GOVERNMENT is working towards ending evacuation of patients abroad by ensuring that all local referral hospitals are modernised to ably handle medical complications, Minister of Health Joseph Kasonde has said.
Dr Kasonde says Government has devised a three-pronged approach under the modernisation of health facilities plan.
The plan involves the improvement of medical infrastructure, installation of advanced medical equipment and the training of medical personnel to handle specialist cases.
The minister was speaking in South Africa recently when he met the Medical Service Organisation which has been facilitating the evacuation of Zambians to South Africa over the last 10 years.
This is according to a statement released yesterday by Press Secretary at Zambia’s mission in South Africa, Nicky Shabolyo.
“Government is moving fast and has so far made good progress in acquiring some pieces of specialised equipment and embarked on extensive infrastructure development at a number of hospitals including the University Teaching Hospital (UTH),” Dr Kasonde said.
He said Government has also started training Zambian specialists to handle heart, kidney, diabetes and other complicated cases.
“One Zambian has just finished training as a cardiologist while others specialising in procedures such as kidney transplant are yet to graduate,” Dr Kasonde said
He said a lot of progress has been made in equipping referral hospitals with computerised tomography (CT) scanners having been acquired for Lusaka and Kitwe.
A Magnetic Resonance Imaging (MRI) machine and a Cathlab have been fitted at the UTH. Both facilities are used in medical diagnosis.
“So in that line, I think we are now moving very fast. The only challenge is the need for high-level specialists and this has continued being a problem because it takes a very long time to train them,” Dr Kasonde said.
“Otherwise, we are on course and we will eventually attain standards where we will be able to treat complicated cases using our own staff and in our own facilities in Zambia,” he said
“The minister said the basis of concerns from some sections of society over the costs involved in sending patients abroad is understandable but there is need for sober reflection and consideration of what leads to authorities making such decisions.
“I agree with those raising concern because it is an expensive venture to send patients outside the country. But let me say that people should also understand that we have started off in the direction of bringing that to an end,” Dr Kasonde said.
He said the country has also been relying on doctors from Apollo, a group of hospitals from India, who have been sending their specialists into Zambia.
This has contributed to a reduction in the number of cases requiring evacuation abroad.
And Government still finds the quality of midwifery service provision below expectation, Minister of Health Joseph Kasonde has said.
Dr Kasonde said there is need to address the disparity in equitable distribution of skilled health personnel across the country.

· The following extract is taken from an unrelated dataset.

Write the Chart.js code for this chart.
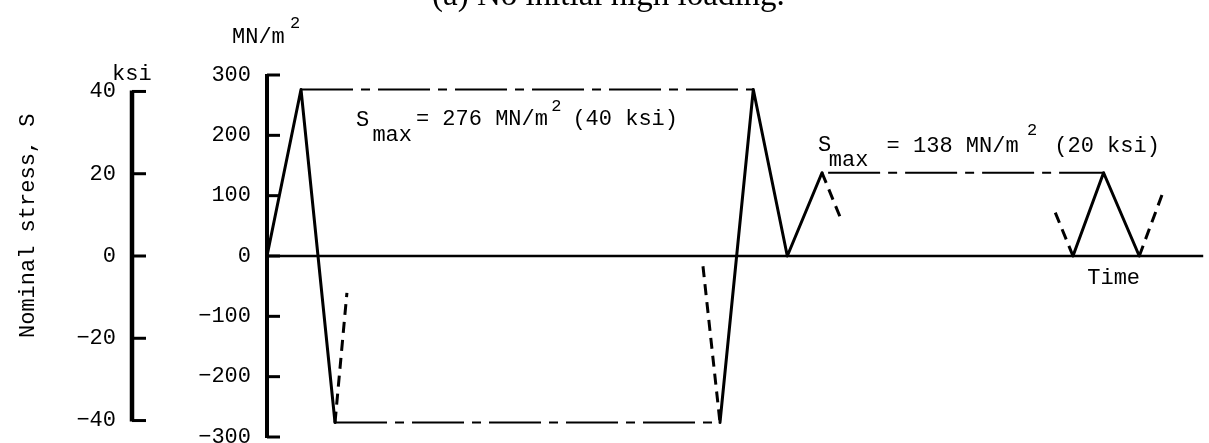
<!DOCTYPE html>
<html>
<head>
<meta charset="utf-8">
<script src="https://cdn.jsdelivr.net/npm/chart.js@4.4.1/dist/chart.umd.min.js"></script>
<style>
  html, body { margin: 0; padding: 0; background: #fff; }
  #wrap { position: relative; width: 1209px; height: 443px; }
</style>
</head>
<body>
<div id="wrap"><canvas id="chart"></canvas></div>
<script>
// stress levels, MN/m^2
const sMaxHigh = 276;
const sMaxLow = 138;

// time in rise units (one ramp from 0 to peak = 1)
const timeA = [0, 1.0, 2.0];
const stressA = [0, 276, -276];
const timeB = [13.32, 14.3, 15.3, 16.32];
const stressB = [-276, 276, 0, 138];
const timeC = [23.7, 24.6, 25.65];
const stressC = [0, 138, 0];

// dashed "and so on" stubs, start and end of each
const stubTime = [[2.0, 2.35], [12.82, 13.32], [16.32, 16.85], [23.18, 23.7], [25.65, 26.35]];
const stubStress = [[-276, -61], [-17, -276], [138, 65], [72, 0], [0, 106]];

// extent of the S max guide lines
const highSpan = [1.0, 14.3];
const lowSpan = [2.0, 13.32];
const smallSpan = [16.5, 24.6];

const timeEnd = 27.53;
const timeMax = 27.7;

const mnTicks = [-300, -200, -100, 0, 100, 200, 300];
const ksiTicks = [-40, -20, 0, 20, 40];

const mono = 'Liberation Mono, DejaVu Sans Mono, monospace';

function pts(ts, ss) {
  return ts.map((t, i) => ({ x: t, y: ss[i] }));
}

function fmt(v) {
  return v < 0 ? '\u2212' + Math.abs(v) : String(v);
}

function solid(data) {
  return { data, borderColor: '#000', borderWidth: 3, pointRadius: 0,
           borderJoinStyle: 'round', borderCapStyle: 'round' };
}
function guide(span, level) {
  return { data: pts(span, [level, level]), borderColor: '#000', borderWidth: 2,
           pointRadius: 0, borderDash: [52, 8, 9, 8] };
}

const datasets = [
  { data: pts([0, timeEnd], [0, 0]), borderColor: '#000', borderWidth: 2.5, pointRadius: 0 },
  guide(highSpan, sMaxHigh),
  guide(lowSpan, -sMaxHigh),
  guide(smallSpan, sMaxLow),
  solid(pts(timeA, stressA)),
  solid(pts(timeB, stressB)),
  solid(pts(timeC, stressC))
];
stubTime.forEach((t, i) => {
  datasets.push({ data: pts(t, stubStress[i]), borderColor: '#000', borderWidth: 3,
                  pointRadius: 0, borderDash: [11, 7] });
});

// axis spines, inward ticks and the typed labels
const decor = {
  id: 'decor',
  afterDraw(chart) {
    const ctx = chart.ctx;
    const xs = chart.scales.x, mn = chart.scales.y, ksi = chart.scales.ksi;
    const line = (x1, y1, x2, y2) => { ctx.beginPath(); ctx.moveTo(x1, y1); ctx.lineTo(x2, y2); ctx.stroke(); };
    const txt = (s, x, y, size) => { ctx.font = size + 'px ' + mono; ctx.fillText(s, x, y); };
    const at = (t, s) => [xs.getPixelForValue(t), mn.getPixelForValue(s)];

    ctx.save();
    ctx.strokeStyle = '#000';
    ctx.fillStyle = '#000';
    ctx.lineCap = 'butt';

    // MN/m^2 axis
    ctx.lineWidth = 4;
    line(mn.right, mn.getPixelForValue(300) - 1, mn.right, mn.getPixelForValue(-300) + 1);
    ctx.lineWidth = 3;
    mnTicks.forEach(v => { const py = mn.getPixelForValue(v); line(mn.right, py, mn.right + 13, py); });

    // ksi axis
    ctx.lineWidth = 4.5;
    line(ksi.right - 1, ksi.getPixelForValue(40) - 1, ksi.right - 1, ksi.getPixelForValue(-40) + 1);
    ctx.lineWidth = 3;
    ksiTicks.forEach(v => { const py = ksi.getPixelForValue(v); line(ksi.right - 1, py, ksi.right + 13, py); });

    ctx.textBaseline = 'alphabetic';
    ctx.textAlign = 'left';

    // unit headings
    txt('MN/m', 232, 43, 22);
    txt('2', 290, 28, 17);
    txt('ksi', 112, 80, 22);

    // rotated axis title
    ctx.save();
    ctx.translate(34, 338);
    ctx.rotate(-Math.PI / 2);
    txt('Nominal stress, S', 0, 0, 22);
    ctx.restore();

    // S max labels
    let p = at(2.62, 215); txt('S', p[0], p[1], 22);
    p = at(3.1, 190); txt('max', p[0], p[1], 22);
    p = at(4.38, 217); txt('= 276 MN/m', p[0], p[1], 22);
    p = at(8.36, 241); txt('2', p[0], p[1], 17);
    p = at(8.98, 217); txt('(40 ksi)', p[0], p[1], 22);

    p = at(16.2, 174); txt('S', p[0], p[1], 22);
    p = at(16.52, 149); txt('max', p[0], p[1], 22);
    p = at(18.22, 172); txt('= 138 MN/m', p[0], p[1], 22);
    p = at(22.35, 200); txt('2', p[0], p[1], 17);
    p = at(23.15, 172); txt('(20 ksi)', p[0], p[1], 22);

    p = at(24.12, -46); txt('Time', p[0], p[1], 22);

    // figure caption, mostly above the top edge
    ctx.font = '33px Liberation Serif, serif';
    ctx.fillText('(a) No initial high loading.', 432, 5);

    ctx.restore();
  }
};

const tickFont = { family: mono, size: 22 };

new Chart(document.getElementById('chart'), {
  type: 'line',
  data: { datasets },
  plugins: [decor],
  options: {
    responsive: true,
    maintainAspectRatio: false,
    animation: false,
    layout: { padding: { top: 75, bottom: 6, left: 0, right: 0 } },
    plugins: { legend: { display: false }, tooltip: { enabled: false }, title: { display: false } },
    elements: { line: { tension: 0 } },
    scales: {
      x: { type: 'linear', min: 0, max: timeMax, display: false },
      y: {
        position: 'left', weight: 0, min: -300, max: 300,
        afterBuildTicks: s => { s.ticks = mnTicks.map(v => ({ value: v })); },
        afterFit: s => { s.width = 134; s.paddingTop = 0; s.paddingBottom = 0; },
        grid: { display: false, drawTicks: false },
        border: { display: false },
        ticks: { padding: 16, font: tickFont, color: '#000', callback: fmt, autoSkip: false }
      },
      ksi: {
        position: 'left', weight: 1, min: -44, max: 44,
        afterBuildTicks: s => { s.ticks = ksiTicks.map(v => ({ value: v })); },
        afterFit: s => { s.width = 133; s.paddingTop = 0; s.paddingBottom = 0; },
        grid: { display: false, drawTicks: false },
        border: { display: false },
        ticks: { padding: 17, font: tickFont, color: '#000', callback: fmt, autoSkip: false }
      }
    }
  }
});
</script>
</body>
</html>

He was speaking at the State of the World Midwifery 2014 report national dissemination meeting in Lusaka yesterday.
This year’s state of the world midwifery report is tagged ‘A universal pathway. A woman’s rights to health’.
“Key messages arising from the report suggest that in order for midwives to work effectively, facilities need to be equipped to offer appropriate services, including those for emergencies,” Dr Kasonde said.
The report highlights that in Zambia, about 76 percent of the reproductive maternal neonatal health interventions were included in the minimum health benefits package for 2012, giving a shortfall of 24 percent.
And Dr Kasonde has commended MAZ for the ‘Respectful maternity care’ campaign as it will improve attitudes of both mothers and midwives in their service delivery.
Speaking earlier, United Nations Population Fund (UNFPA) Country Representative Mary Otieno said there is need to invest in midwifery education and training.
Dr Otieno emphasised on the four domains of an effective midwifery; availability, accessibility, acceptability and quality.
She is hopeful that “Zambia will partner with all stakeholders to deliver quality services irrespective of geographical setting”.
And the Midwives Association of Zambia (MAZ) has launched a campaign dubbed ‘Respectful maternity care’ aimed at improving attitudes of midwives towards expectant mothers in their service delivery.
MAZ president Genevieve Musokwa is confident that the “Respectful maternity care” campaign will correct the bad attitudes midwives are known to have.
Ms Musokwa said the campaign will be rolled out in Lusaka next week before it is extended to other parts of the country.
She urged midwives to report unprofessional behaviour to relevant nursing bodies for discipline.